Data records:
★ ★ ★ ★

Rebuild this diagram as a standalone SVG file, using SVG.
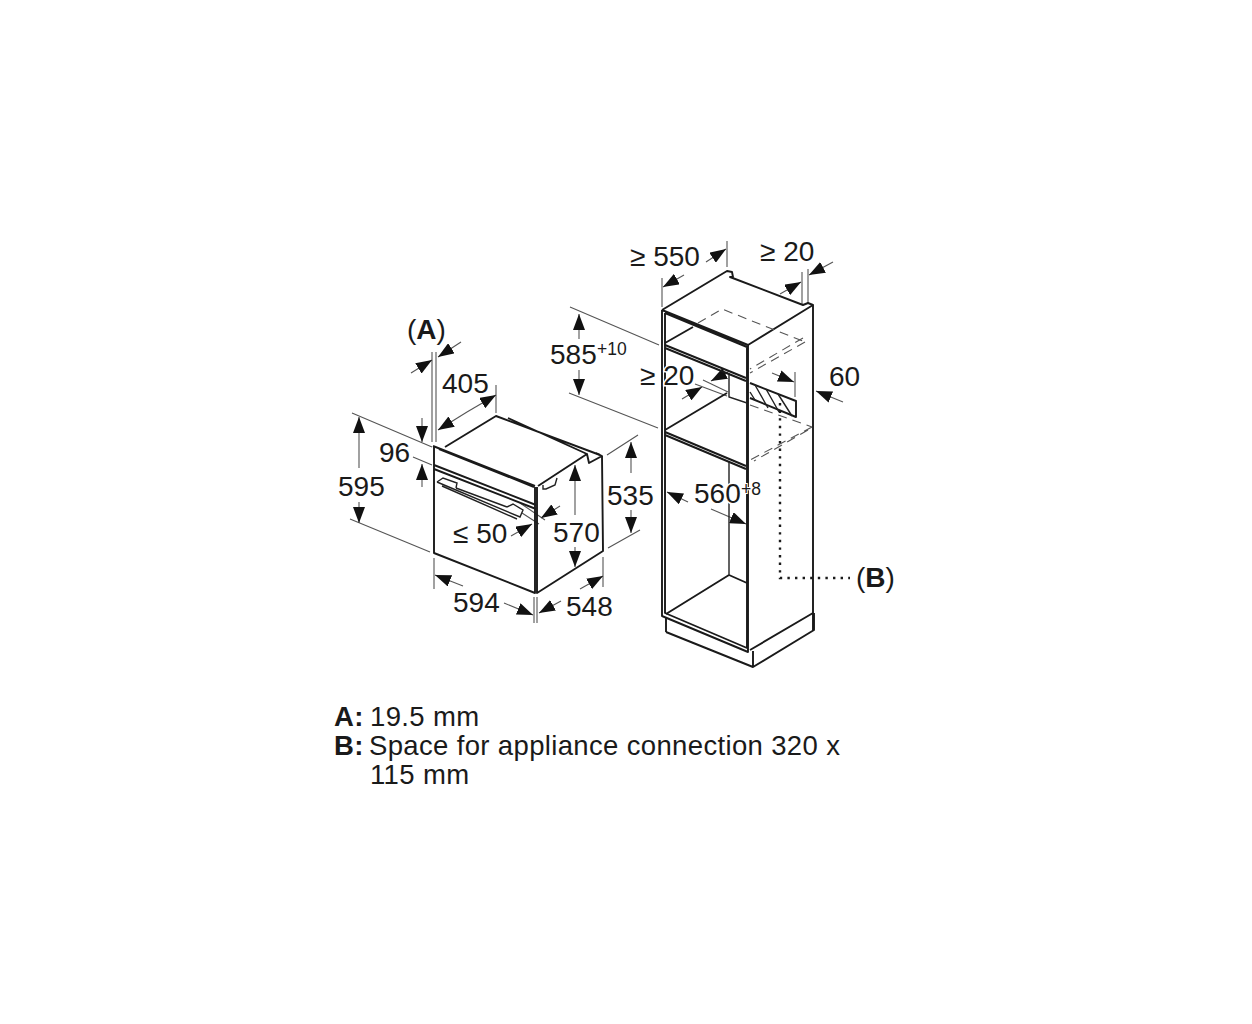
<svg xmlns="http://www.w3.org/2000/svg" width="1252" height="1024" viewBox="0 0 1252 1024">
<style>
.s{fill:none;stroke:#1a1a1a;stroke-width:1.9;stroke-linejoin:round}
.t{fill:none;stroke:#222;stroke-width:1.4}
.e{fill:none;stroke:#555;stroke-width:1.1}
.a{fill:none;stroke:#555;stroke-width:1.1;marker-end:url(#arr)}
.d{fill:none;stroke:#555;stroke-width:1.1;stroke-dasharray:9 6}
.o{fill:none;stroke:#1a1a1a;stroke-width:2.4;stroke-dasharray:2.4 5.2}
text{font-family:"Liberation Sans",Arial,sans-serif;font-size:28px;fill:#1a1a1a;paint-order:stroke;stroke:#fff;stroke-width:3px}
.b{font-weight:bold}
.u{font-size:17.5px;stroke-width:2px}
.l{font-size:27.5px;letter-spacing:.35px;stroke-width:0}
</style>
<defs>
<marker id="arr" viewBox="0 0 16 12" refX="16" refY="6" markerWidth="16" markerHeight="12" markerUnits="userSpaceOnUse" orient="auto"><path d="M16,6 L0,0 L0,12 Z" fill="#111"/></marker>
</defs>
<rect width="1252" height="1024" fill="#fff"/>

<g id="connectors">
<path class="e" d="M432,352V442M436,352V442"/>
<path class="a" d="M411,373L432,360"/><path class="a" d="M461,342L438,357"/>
<path class="e" d="M496,385V413"/>
<path class="a" d="M467,412L438,430"/><path class="a" d="M467,412L496,395"/>
<path class="e" d="M352,413L432,447M413,457L432,465M350,519L430,552"/>
<path class="a" d="M422,418V442"/><path class="a" d="M422,487V464"/>
<path class="a" d="M359,468V417"/><path class="a" d="M359,502V523"/>
<path class="e" d="M434,558V589M534,597V623M537,597V623M603,557V587"/>
<path class="a" d="M463,586L435,575"/><path class="a" d="M504,603L533,615"/>
<path class="a" d="M561,601L539,613"/><path class="a" d="M580,589L603,576"/>
<path class="e" d="M607,455L638,435M608,548L640,530"/>
<path class="a" d="M631,473V442"/><path class="a" d="M631,510V533"/>
<path class="a" d="M575,515V465"/><path class="a" d="M575,547V567"/>
<path class="e" d="M520,503L545,520M522,513L539,524"/>
<path class="a" d="M560,506L541,518"/><path class="a" d="M511,536L532,524"/>
<path class="e" d="M570,307L659,345M569,393L658,428"/>
<path class="a" d="M579,339V314"/><path class="a" d="M579,370V395"/>
<path class="e" d="M662,278V307M727,241V267M802,272V305M808,269V303"/>
<path class="a" d="M684,275L663,287"/><path class="a" d="M706,262L726,249"/>
<path class="a" d="M780,294L801,282"/><path class="a" d="M833,262L809,275"/>
<path class="e" d="M795,372V397"/>
<path class="a" d="M772,373L794,382"/><path class="a" d="M843,402L816,391"/>
<path class="e" d="M703,380L728,392M695,384L727,396"/>
<path class="a" d="M682,399L702,387"/><path class="a" d="M728,372L711,381"/>
<path class="a" d="M688,502L667,492"/><path class="a" d="M711,509L746,524"/>
<path class="o" d="M780,403V578H850"/>
</g>

<g id="oven">
<path class="s" d="M434,447V553L535,593V487M537,487V593L603,551L602,456"/>
<path class="s" d="M433,446L535,486M439,449L534,487M434,465L536,505M434,469L536,509"/>
<path class="s" d="M445,447L496,416L600,455M508,418L587,454"/>
<path class="s" d="M538,486L587,454L589,463L602,456L596,453"/>
<path class="t" d="M437,482L443,478L457,483L456,488M437,482L520,517L523,510L513,504L507,507M442,486L517,519M456,488L507,507"/>
<path class="t" d="M543,485V489L546,489L555,485L557,478"/>
</g>

<g id="cabinet">
<path class="s" d="M662,310L727,271L732,272L733,277L730,277L803,305L808,303L813,305V630"/>
<path class="s" d="M662,310V616L748,652V345L662,310M665,313V613L747,648V347L665,313M748,345L813,305"/>
<path class="s" d="M665,343L693,327M665,345L746,378M665,348L746,381M665,430L727,393M665,432L746,466M665,435L746,469"/>
<path class="t" d="M729,373V397L747,403M729,462V575"/>
<path class="s" d="M729,575L666,614M729,575L747,583"/>
<path class="s" d="M750,650L813,613M666,632V617M666,632L753,667L814,630V613M753,651V667"/>
<path class="s" d="M750,383L796,401V417L750,398"/>
<path class="t" d="M755,385L768,408M766,389L779,412M778,394L792,416M750,392L755,400"/>
<path class="d" d="M698,323L722,309L805,342"/>
<path class="d" d="M805,342L750,373M803,338L750,369"/>
<path class="d" d="M750,405L812,427M812,427L750,460M808,430L754,461"/>
</g>

<g id="labels">
<text x="407" y="339">(<tspan class="b">A</tspan>)</text>
<text x="442" y="393">405</text>
<text x="379" y="462">96</text>
<text x="338" y="496">595</text>
<text x="453" y="543">≤ 50</text>
<text x="553" y="542">570</text>
<text x="607" y="505">535</text>
<text x="453" y="612">594</text>
<text x="566" y="616">548</text>
<text x="550" y="364">585</text><text class="u" x="597" y="355">+10</text>
<text x="630" y="266">≥ 550</text>
<text x="760" y="261">≥ 20</text>
<text x="640" y="385">≥ 20</text>
<text x="829" y="386">60</text>
<text x="694" y="503">560</text><text class="u" x="741" y="495">+8</text>
<text x="856" y="587">(<tspan class="b">B</tspan>)</text>
</g>

<g id="legend">
<text class="b l" x="334" y="726">A:</text><text class="l" x="370" y="726">19.5 mm</text>
<text class="b l" x="334" y="755">B:</text><text class="l" x="369" y="755">Space for appliance connection 320 x</text>
<text class="l" x="370" y="784">115 mm</text>
</g>
</svg>
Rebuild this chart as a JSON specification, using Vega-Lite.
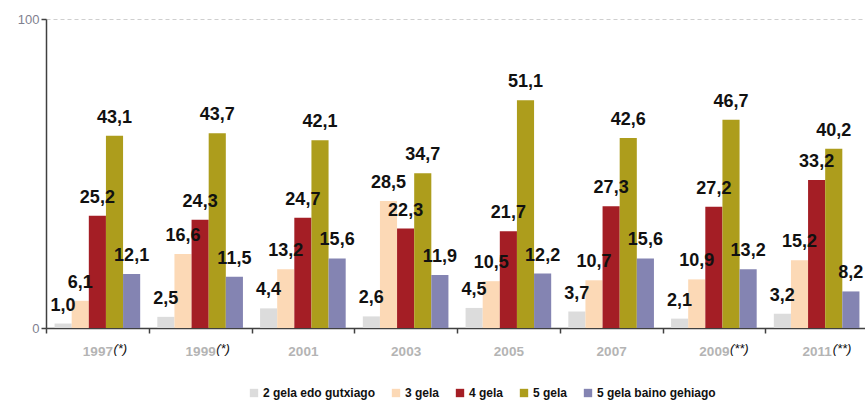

★ ★ ★ ★

Without the pictures, print the records in full, exactly as they appear.

Rebuild this diagram as a standalone SVG file, using SVG.
<svg xmlns="http://www.w3.org/2000/svg" width="1252" height="1024" viewBox="0 0 1252 1024">
<style>
.s{fill:none;stroke:#1a1a1a;stroke-width:1.9;stroke-linejoin:round}
.t{fill:none;stroke:#222;stroke-width:1.4}
.e{fill:none;stroke:#555;stroke-width:1.1}
.a{fill:none;stroke:#555;stroke-width:1.1;marker-end:url(#arr)}
.d{fill:none;stroke:#555;stroke-width:1.1;stroke-dasharray:9 6}
.o{fill:none;stroke:#1a1a1a;stroke-width:2.4;stroke-dasharray:2.4 5.2}
text{font-family:"Liberation Sans",Arial,sans-serif;font-size:28px;fill:#1a1a1a;paint-order:stroke;stroke:#fff;stroke-width:3px}
.b{font-weight:bold}
.u{font-size:17.5px;stroke-width:2px}
.l{font-size:27.5px;letter-spacing:.35px;stroke-width:0}
</style>
<defs>
<marker id="arr" viewBox="0 0 16 12" refX="16" refY="6" markerWidth="16" markerHeight="12" markerUnits="userSpaceOnUse" orient="auto"><path d="M16,6 L0,0 L0,12 Z" fill="#111"/></marker>
</defs>
<rect width="1252" height="1024" fill="#fff"/>

<g id="connectors">
<path class="e" d="M432,352V442M436,352V442"/>
<path class="a" d="M411,373L432,360"/><path class="a" d="M461,342L438,357"/>
<path class="e" d="M496,385V413"/>
<path class="a" d="M467,412L438,430"/><path class="a" d="M467,412L496,395"/>
<path class="e" d="M352,413L432,447M413,457L432,465M350,519L430,552"/>
<path class="a" d="M422,418V442"/><path class="a" d="M422,487V464"/>
<path class="a" d="M359,468V417"/><path class="a" d="M359,502V523"/>
<path class="e" d="M434,558V589M534,597V623M537,597V623M603,557V587"/>
<path class="a" d="M463,586L435,575"/><path class="a" d="M504,603L533,615"/>
<path class="a" d="M561,601L539,613"/><path class="a" d="M580,589L603,576"/>
<path class="e" d="M607,455L638,435M608,548L640,530"/>
<path class="a" d="M631,473V442"/><path class="a" d="M631,510V533"/>
<path class="a" d="M575,515V465"/><path class="a" d="M575,547V567"/>
<path class="e" d="M520,503L545,520M522,513L539,524"/>
<path class="a" d="M560,506L541,518"/><path class="a" d="M511,536L532,524"/>
<path class="e" d="M570,307L659,345M569,393L658,428"/>
<path class="a" d="M579,339V314"/><path class="a" d="M579,370V395"/>
<path class="e" d="M662,278V307M727,241V267M802,272V305M808,269V303"/>
<path class="a" d="M684,275L663,287"/><path class="a" d="M706,262L726,249"/>
<path class="a" d="M780,294L801,282"/><path class="a" d="M833,262L809,275"/>
<path class="e" d="M795,372V397"/>
<path class="a" d="M772,373L794,382"/><path class="a" d="M843,402L816,391"/>
<path class="e" d="M703,380L728,392M695,384L727,396"/>
<path class="a" d="M682,399L702,387"/><path class="a" d="M728,372L711,381"/>
<path class="a" d="M688,502L667,492"/><path class="a" d="M711,509L746,524"/>
<path class="o" d="M780,403V578H850"/>
</g>

<g id="oven">
<path class="s" d="M434,447V553L535,593V487M537,487V593L603,551L602,456"/>
<path class="s" d="M433,446L535,486M439,449L534,487M434,465L536,505M434,469L536,509"/>
<path class="s" d="M445,447L496,416L600,455M508,418L587,454"/>
<path class="s" d="M538,486L587,454L589,463L602,456L596,453"/>
<path class="t" d="M437,482L443,478L457,483L456,488M437,482L520,517L523,510L513,504L507,507M442,486L517,519M456,488L507,507"/>
<path class="t" d="M543,485V489L546,489L555,485L557,478"/>
</g>

<g id="cabinet">
<path class="s" d="M662,310L727,271L732,272L733,277L730,277L803,305L808,303L813,305V630"/>
<path class="s" d="M662,310V616L748,652V345L662,310M665,313V613L747,648V347L665,313M748,345L813,305"/>
<path class="s" d="M665,343L693,327M665,345L746,378M665,348L746,381M665,430L727,393M665,432L746,466M665,435L746,469"/>
<path class="t" d="M729,373V397L747,403M729,462V575"/>
<path class="s" d="M729,575L666,614M729,575L747,583"/>
<path class="s" d="M750,650L813,613M666,632V617M666,632L753,667L814,630V613M753,651V667"/>
<path class="s" d="M750,383L796,401V417L750,398"/>
<path class="t" d="M755,385L768,408M766,389L779,412M778,394L792,416M750,392L755,400"/>
<path class="d" d="M698,323L722,309L805,342"/>
<path class="d" d="M805,342L750,373M803,338L750,369"/>
<path class="d" d="M750,405L812,427M812,427L750,460M808,430L754,461"/>
</g>

<g id="labels">
<text x="407" y="339">(<tspan class="b">A</tspan>)</text>
<text x="442" y="393">405</text>
<text x="379" y="462">96</text>
<text x="338" y="496">595</text>
<text x="453" y="543">≤ 50</text>
<text x="553" y="542">570</text>
<text x="607" y="505">535</text>
<text x="453" y="612">594</text>
<text x="566" y="616">548</text>
<text x="550" y="364">585</text><text class="u" x="597" y="355">+10</text>
<text x="630" y="266">≥ 550</text>
<text x="760" y="261">≥ 20</text>
<text x="640" y="385">≥ 20</text>
<text x="829" y="386">60</text>
<text x="694" y="503">560</text><text class="u" x="741" y="495">+8</text>
<text x="856" y="587">(<tspan class="b">B</tspan>)</text>
</g>

<g id="legend">
<text class="b l" x="334" y="726">A:</text><text class="l" x="370" y="726">19.5 mm</text>
<text class="b l" x="334" y="755">B:</text><text class="l" x="369" y="755">Space for appliance connection 320 x</text>
<text class="l" x="370" y="784">115 mm</text>
</g>
</svg>
Rebuild this chart as a JSON specification, using Vega-Lite.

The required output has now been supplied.